RIVERVIEW, Fla. (WFLA) — It took less than 45 minutes on Friday for accused killer Ronnie Oneal III to present his defense.
Oneal is charged with murdering his girlfriend and their disabled daughter in their Riverview home in 2018. This week, he has insisted on representing himself instead of using experienced trial lawyers appointed to him by the court.
The state called retired Hillsborough County Sheriff’s Detective Tom Dirks to the stand. Dirks now works for the sheriff’s office as a civilian, but in 2018, he was the lead detective that handled the murder in Riverview.
He told the jury about the first time he met Oneal at the crime scene.
“I noticed the clothing he was wearing appeared to be stained with blood, and I also noticed a strong smell of gasoline,” Dirks said.

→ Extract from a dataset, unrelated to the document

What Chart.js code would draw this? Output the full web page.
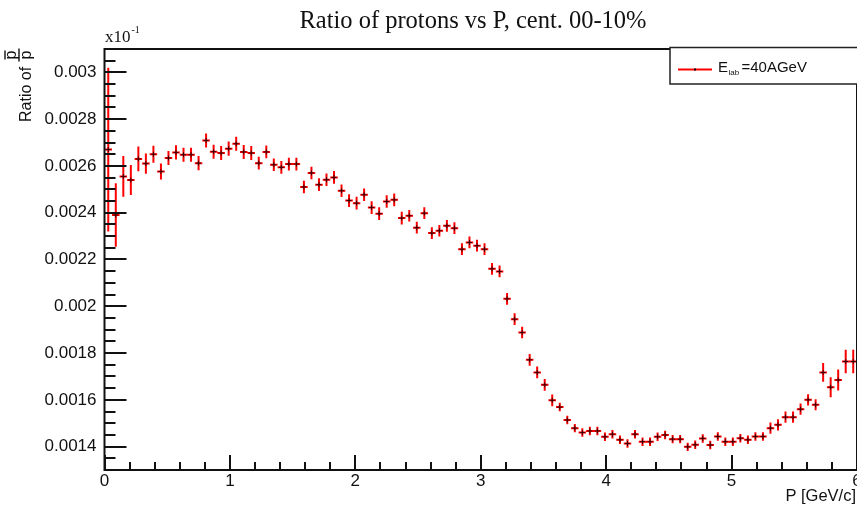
<!DOCTYPE html>
<html><head><meta charset="utf-8">
<script src="https://cdn.jsdelivr.net/npm/chart.js@4.4.0/dist/chart.umd.min.js"></script>
<style>
html,body{margin:0;padding:0;background:#fff;overflow:hidden;width:857px;height:508px}
#wrap{position:absolute;left:0;top:0;width:862px;height:508px}
canvas{display:block}
</style>
</head><body><div id="wrap"><canvas id="c" width="862" height="508"></canvas></div>
<script>
const titleText = 'Ratio of protons vs P, cent. 00-10%';
const xTitle = 'P [GeV/c]';
const yTitleMain = 'Ratio of';
const yTitleFrac = ['p', 'p'];
const axisMultiplier = ['x10', '-1'];
const legendParts = ['E', 'lab', '=40AGeV'];

const xTickValues = [0, 1, 2, 3, 4, 5, 6];
const xTickLabels = ['0', '1', '2', '3', '4', '5', '6'];
const yTickValues = [0.0014, 0.0016, 0.0018, 0.002, 0.0022, 0.0024, 0.0026, 0.0028, 0.003];
const yTickLabels = ['0.0014', '0.0016', '0.0018', '0.002', '0.0022', '0.0024', '0.0026', '0.0028', '0.003'];

const binHalfWidth = 0.03;
const pCenters = [
 0.03,0.09,0.15,0.21,0.27,0.33,0.39,0.45,0.51,0.57,
 0.63,0.69,0.75,0.81,0.87,0.93,0.99,1.05,1.11,1.17,
 1.23,1.29,1.35,1.41,1.47,1.53,1.59,1.65,1.71,1.77,
 1.83,1.89,1.95,2.01,2.07,2.13,2.19,2.25,2.31,2.37,
 2.43,2.49,2.55,2.61,2.67,2.73,2.79,2.85,2.91,2.97,
 3.03,3.09,3.15,3.21,3.27,3.33,3.39,3.45,3.51,3.57,
 3.63,3.69,3.75,3.81,3.87,3.93,3.99,4.05,4.11,4.17,
 4.23,4.29,4.35,4.41,4.47,4.53,4.59,4.65,4.71,4.77,
 4.83,4.89,4.95,5.01,5.07,5.13,5.19,5.25,5.31,5.37,
 5.43,5.49,5.55,5.61,5.67,5.73,5.79,5.85,5.91,5.97
];
const ratio = [
 0.00267,0.00239,0.002555,0.00254,0.00263,0.00261,0.00265,0.002576,0.002634,0.002658,
 0.002648,0.002648,0.002612,0.002709,0.002661,0.002655,0.002674,0.002695,0.00266,0.002655,
 0.002612,0.00266,0.002605,0.002594,0.002608,0.002608,0.00251,0.00257,0.00252,0.002541,
 0.002551,0.002494,0.002452,0.002441,0.002477,0.002422,0.002396,0.002448,0.002455,0.002377,
 0.002387,0.002336,0.002398,0.002313,0.002323,0.002344,0.002334,0.002244,0.002273,0.002259,
 0.002244,0.00216,0.002149,0.002032,0.001945,0.001888,0.001771,0.001717,0.001664,0.001598,
 0.001569,0.001514,0.001479,0.00146,0.001467,0.001467,0.001442,0.001453,0.001429,0.001413,
 0.001453,0.001421,0.001421,0.001442,0.00145,0.001432,0.001432,0.001399,0.001408,0.001435,
 0.001407,0.001443,0.001421,0.001421,0.001436,0.001429,0.001443,0.001443,0.001479,0.001493,
 0.001526,0.001526,0.00156,0.0016,0.001579,0.001717,0.001654,0.001685,0.001764,0.001764
];
const ratioErr = [
 0.00035,0.000136,0.000087,0.000064,0.000053,0.000043,0.000036,0.000034,0.00003,0.00003,
 0.00003,0.00003,0.00003,0.00003,0.00003,0.00003,0.00003,0.00003,0.00003,0.00003,
 0.000027,0.000027,0.000027,0.000027,0.000027,0.000027,0.000027,0.000027,0.000027,0.000027,
 0.000027,0.000027,0.000027,0.000027,0.000027,0.000027,0.000027,0.000027,0.000027,0.000027,
 0.000025,0.000025,0.000025,0.000025,0.000025,0.000025,0.000025,0.000025,0.000025,0.000025,
 0.000025,0.000025,0.000025,0.000025,0.000025,0.000025,0.000025,0.000025,0.000025,0.000025,
 0.000018,0.000018,0.000018,0.000018,0.000018,0.000018,0.000018,0.000018,0.000018,0.000018,
 0.000018,0.000018,0.000018,0.000018,0.000018,0.000018,0.000018,0.000018,0.000018,0.000018,
 0.000018,0.000018,0.000018,0.000018,0.000018,0.000018,0.000018,0.000018,0.000024,0.000024,
 0.000024,0.000024,0.000024,0.000024,0.000024,0.00004,0.000043,0.000045,0.00005,0.00005
];

const SANS = '"Liberation Sans", Arial, Helvetica, sans-serif';
const SERIF = '"Liberation Serif", "Times New Roman", serif';

const rootPlugin = {
  id: 'rootStyle',
  beforeDatasetsDraw(chart) {
    const {ctx, chartArea: a, scales: {x, y}} = chart;
    ctx.save();
    ctx.strokeStyle = '#ff0000';
    ctx.lineWidth = 2;
    ctx.beginPath();
    pCenters.forEach((p, i) => {
      const px = x.getPixelForValue(p);
      const py = y.getPixelForValue(ratio[i]);
      const yLo = Math.min(y.getPixelForValue(ratio[i] - ratioErr[i]), a.bottom);
      const yHi = Math.max(y.getPixelForValue(ratio[i] + ratioErr[i]), a.top);
      ctx.moveTo(px, yLo); ctx.lineTo(px, yHi);
      ctx.moveTo(x.getPixelForValue(p - binHalfWidth), py);
      ctx.lineTo(x.getPixelForValue(p + binHalfWidth), py);
    });
    ctx.stroke();
    ctx.restore();
  },
  afterDraw(chart) {
    const {ctx, chartArea: a, scales: {x, y}} = chart;
    ctx.save();
    // frame
    ctx.strokeStyle = '#111';
    ctx.lineWidth = 2;
    ctx.strokeRect(a.left, a.top, a.right - a.left, a.bottom - a.top);
    // y ticks (inside)
    ctx.beginPath();
    for (let k = 0; k <= 36; k++) {
      const v = 0.0013 + k * 0.00005;
      const py = Math.round(y.getPixelForValue(v));
      ctx.moveTo(a.left, py); ctx.lineTo(a.left + 11, py);
    }
    yTickValues.forEach(v => {
      const py = Math.round(y.getPixelForValue(v));
      ctx.moveTo(a.left, py); ctx.lineTo(a.left + 22, py);
    });
    // x ticks (inside)
    for (let k = 0; k <= 30; k++) {
      const px = Math.round(x.getPixelForValue(k * 0.2));
      ctx.moveTo(px, a.bottom); ctx.lineTo(px, a.bottom - 8);
    }
    xTickValues.forEach(v => {
      const px = Math.round(x.getPixelForValue(v));
      ctx.moveTo(px, a.bottom); ctx.lineTo(px, a.bottom - 15);
    });
    ctx.stroke();

    // title
    ctx.fillStyle = '#111';
    ctx.font = '24.5px ' + SERIF;
    ctx.textAlign = 'center';
    ctx.textBaseline = 'alphabetic';
    ctx.fillText(titleText, 473, 28);

    // multiplier x10^-1
    ctx.textAlign = 'left';
    ctx.font = '17px ' + SERIF;
    ctx.fillText(axisMultiplier[0], 105, 42);
    const w10 = ctx.measureText(axisMultiplier[0]).width;
    ctx.font = '10px ' + SERIF;
    ctx.fillText(axisMultiplier[1], 105 + w10 + 1, 33);

    // x title
    ctx.font = '16.5px ' + SANS;
    ctx.textAlign = 'right';
    ctx.fillText(xTitle, 856, 501);
    ctx.textAlign = 'left';

    // y title (rotated)
    ctx.save();
    ctx.translate(31, 122);
    ctx.rotate(-Math.PI / 2);
    ctx.font = '16px ' + SANS;
    ctx.textAlign = 'left';
    ctx.fillText(yTitleMain, 0, 0);
    const wMain = ctx.measureText(yTitleMain + ' ').width;
    ctx.font = '16px ' + SANS;
    const wp = ctx.measureText('p').width;
    const u0 = wMain + 1;
    ctx.fillText(yTitleFrac[1], u0 + 2, 0);
    ctx.fillText(yTitleFrac[0], u0 + 2, -15);
    ctx.lineWidth = 1.4;
    ctx.strokeStyle = '#111';
    ctx.beginPath();
    ctx.moveTo(u0, -12); ctx.lineTo(u0 + wp + 4, -12);
    ctx.moveTo(u0 + 2, -26); ctx.lineTo(u0 + wp + 2, -26);
    ctx.stroke();
    ctx.restore();

    // legend
    const lx = 670, ly = 47.5, lb = 84;
    ctx.textAlign = 'left';
    ctx.fillStyle = '#fff';
    ctx.fillRect(lx, ly, 230, lb - ly);
    ctx.strokeStyle = '#222';
    ctx.lineWidth = 1.5;
    ctx.strokeRect(lx, ly, 230, lb - ly);
    ctx.strokeStyle = '#ff0000';
    ctx.lineWidth = 2;
    ctx.beginPath(); ctx.moveTo(678, 69.5); ctx.lineTo(712, 69.5); ctx.stroke();
    ctx.fillStyle = '#000';
    ctx.fillRect(694, 68.5, 2, 2);
    ctx.fillStyle = '#111';
    ctx.font = '15px ' + SANS;
    ctx.fillText(legendParts[0], 718, 72);
    ctx.font = '8px ' + SANS;
    ctx.fillText(legendParts[1], 728.5, 75);
    ctx.font = '15px ' + SANS;
    ctx.fillText(legendParts[2], 741.5, 72);
    ctx.restore();
  }
};

new Chart(document.getElementById('c').getContext('2d'), {
  type: 'scatter',
  data: {
    datasets: [{
      label: 'E_lab=40AGeV',
      data: pCenters.map((p, i) => ({x: p, y: ratio[i]})),
      pointStyle: 'cross',
      pointRadius: 2.5,
      pointBorderWidth: 1,
      pointBorderColor: '#330000',
      pointBackgroundColor: '#330000',
      showLine: false
    }]
  },
  options: {
    responsive: false,
    animation: false,
    devicePixelRatio: 1,
    events: [],
    layout: {padding: {left: 0, right: 3, top: 49, bottom: 0}},
    plugins: {legend: {display: false}, tooltip: {enabled: false}, title: {display: false}},
    scales: {
      x: {
        type: 'linear', min: 0, max: 6,
        afterBuildTicks: s => { s.ticks = xTickValues.map(v => ({value: v})); },
        afterFit: s => { s.height = 38; s.paddingLeft = 0; s.paddingRight = 0; },
        grid: {display: false, drawTicks: false},
        border: {display: false},
        ticks: {padding: 1, color: '#111', maxRotation: 0, autoSkip: false,
          font: {family: SANS, size: 17},
          callback: (v, i) => xTickLabels[i]}
      },
      y: {
        type: 'linear', min: 0.0013, max: 0.0031,
        afterBuildTicks: s => { s.ticks = yTickValues.map(v => ({value: v})); },
        afterFit: s => { s.width = 104.5; s.paddingTop = 0; s.paddingBottom = 0; },
        grid: {display: false, drawTicks: false},
        border: {display: false},
        ticks: {padding: 8, color: '#111', autoSkip: false,
          font: {family: SANS, size: 17},
          callback: (v, i) => yTickLabels[i]}
      }
    }
  },
  plugins: [rootPlugin]
});
</script>
</body></html>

This week, state attorney’s have presented evidence that Oneal shot his girlfriend and then beat her to death with his shotgun.

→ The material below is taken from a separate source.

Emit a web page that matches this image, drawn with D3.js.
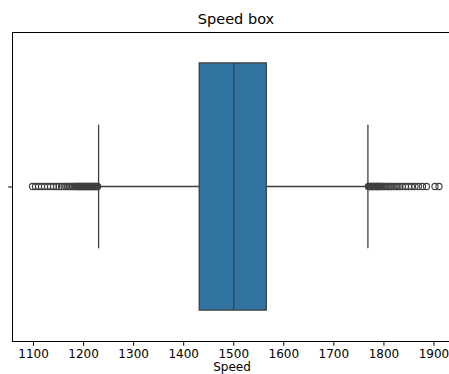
<!DOCTYPE html>
<html>
<head>
<meta charset="utf-8">
<script src="https://cdn.jsdelivr.net/npm/d3@7"></script>
<style>
  html, body { margin: 0; padding: 0; background: #fff; }
  svg { display: block; font-family: "DejaVu Sans", sans-serif; }
</style>
</head>
<body>
<svg id="chart" width="449" height="374"></svg>
<script>
// Box summary for Speed
const stats = { q1: 1433, median: 1502, q3: 1567, whiskerLow: 1232, whiskerHigh: 1770 };
const xTicks = [1100, 1200, 1300, 1400, 1500, 1600, 1700, 1800, 1900];
const xDomain = [1059, 1930];

// Points beyond the whiskers
const lowOutliers = [1100, 1106, 1112, 1118, 1124, 1130, 1136, 1142, 1148, 1153, 1158, 1163,
  1167, 1171, 1174, 1177, 1180, 1183, 1186, 1188, 1190, 1192, 1194, 1196, 1198, 1200, 1202,
  1204, 1206, 1208, 1210, 1212, 1214, 1216, 1218, 1220, 1222, 1224, 1226, 1228, 1230];
const highOutliers = [1771, 1773, 1775, 1777, 1779, 1781, 1783, 1785, 1787, 1789, 1791, 1793,
  1795, 1797, 1800, 1803, 1806, 1809, 1812, 1815, 1818, 1822, 1826, 1830, 1834, 1839, 1845,
  1851, 1857, 1864, 1871, 1879, 1887, 1904, 1912];

const svg = d3.select("#chart");
const m = { left: 12, right: 448, top: 32, bottom: 341 };
const lineColor = "#3f3f3f";

const x = d3.scaleLinear().domain(xDomain).range([m.left, m.right]);
const y = d3.scaleBand().domain(["Speed"]).range([m.top, m.bottom]).paddingInner(0).paddingOuter(0);
const cy = y("Speed") + y.bandwidth() / 2;
const boxH = y.bandwidth() * 0.8;
const capH = boxH / 2;

// Whiskers
svg.append("g").selectAll("line.whisker")
  .data([[stats.whiskerLow, stats.q1], [stats.q3, stats.whiskerHigh]])
  .join("line")
  .attr("x1", d => x(d[0])).attr("x2", d => x(d[1]))
  .attr("y1", cy).attr("y2", cy)
  .attr("stroke", lineColor).attr("stroke-width", 1.3);

// Caps
svg.append("g").selectAll("line.cap")
  .data([stats.whiskerLow, stats.whiskerHigh])
  .join("line")
  .attr("x1", d => x(d)).attr("x2", d => x(d))
  .attr("y1", cy - capH / 2).attr("y2", cy + capH / 2)
  .attr("stroke", lineColor).attr("stroke-width", 1.3);

// Box
svg.append("rect")
  .attr("x", x(stats.q1)).attr("width", x(stats.q3) - x(stats.q1))
  .attr("y", cy - boxH / 2).attr("height", boxH)
  .attr("fill", "#3274a1").attr("stroke", lineColor).attr("stroke-width", 1.3);

// Median
svg.append("line")
  .attr("x1", x(stats.median)).attr("x2", x(stats.median))
  .attr("y1", cy - boxH / 2).attr("y2", cy + boxH / 2)
  .attr("stroke", lineColor).attr("stroke-width", 1.3);

// Fliers
svg.append("g").selectAll("circle")
  .data(lowOutliers.concat(highOutliers))
  .join("circle")
  .attr("cx", d => x(d)).attr("cy", cy).attr("r", 3.1)
  .attr("fill", "none").attr("stroke", lineColor).attr("stroke-width", 1.1);

// Frame (right edge runs past the canvas)
svg.append("rect")
  .attr("x", m.left + 0.5).attr("y", m.top + 0.5)
  .attr("width", m.right - m.left + 4).attr("height", m.bottom - m.top)
  .attr("fill", "none").attr("stroke", "#000").attr("stroke-width", 1);

// X axis
const xAxis = svg.append("g")
  .attr("transform", `translate(0.5,${m.bottom + 0.5})`)
  .call(d3.axisBottom(x).tickValues(xTicks).tickSize(4.3).tickPadding(4).tickFormat(d3.format("d")));
xAxis.select(".domain").remove();
xAxis.attr("font-size", null).attr("font-family", null);
xAxis.selectAll("text")
  .style("font-size", "12px").style("font-family", "DejaVu Sans")
  .attr("fill", "#000");
xAxis.selectAll("line").attr("stroke", "#000");

// Y category tick (unlabelled)
svg.append("line")
  .attr("x1", m.left + 0.5 - 4.3).attr("x2", m.left + 0.5)
  .attr("y1", cy + 0.5).attr("y2", cy + 0.5)
  .attr("stroke", "#000");

// Labels
svg.append("text")
  .attr("x", (m.left + m.right) / 2 + 2).attr("y", 371)
  .attr("text-anchor", "middle").style("font-size", "12px").attr("fill", "#000")
  .text("Speed");

svg.append("text")
  .attr("x", (m.left + m.right) / 2 + 6).attr("y", 24)
  .attr("text-anchor", "middle").style("font-size", "14.5px").attr("fill", "#000")
  .text("Speed box");
</script>
</body>
</html>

Oneal’s own son told the jury during testimony this week that he then watched his father take an ax and kill his sister before his father then took a knife and stabbed him multiple times. Oneal’s son told the jury how his father spread gasoline through the house and lit it on fire.
Oneal claims it was self-defense, but when he tried to get Dirks to say it might have been self-defense, during his cross-examination, the veteran law enforcement officer wouldn’t budge.
“Can you draw any conclusions that I committed any murder in this case?” Oneal asked.
Dirks replied, “Yes, that’s why I arrested you.”
Oneal pressed ahead, asking “Can you draw any conclusions that I committed any murder in this case?”
Dirks looked directly at Oneal and replied, “I’m not going to say that, no. I arrested you for her murder.”
The state rested its case before noon, giving Oneal a chance to call his own witnesses to present his defense. He called a former girlfriend, who is also the mother of another child with Oneal.
She told the jury how she had argued all day with Kenyatta Barron, but never told the jury anyone else might have been involved in the murder.
Oneal then called a next door neighbor to the witness stand. The court asked the media not to identify the witness because of his age.
The neighbor told Oneal he heard a lot that night.
“I heard a loud pop, and then I heard her start screaming,” said the neighbor.
The neighbor then told the jury he saw Oneal chase Barron to the front of another neighbors home, carrying a shotgun.
“He stood over her and did this like striking thing like three times, and he shot her,” said the neighbor.
His testimony only seemed to back the state’s case against Oneal.
The jury is expected to begin their deliberations in the case on Monday.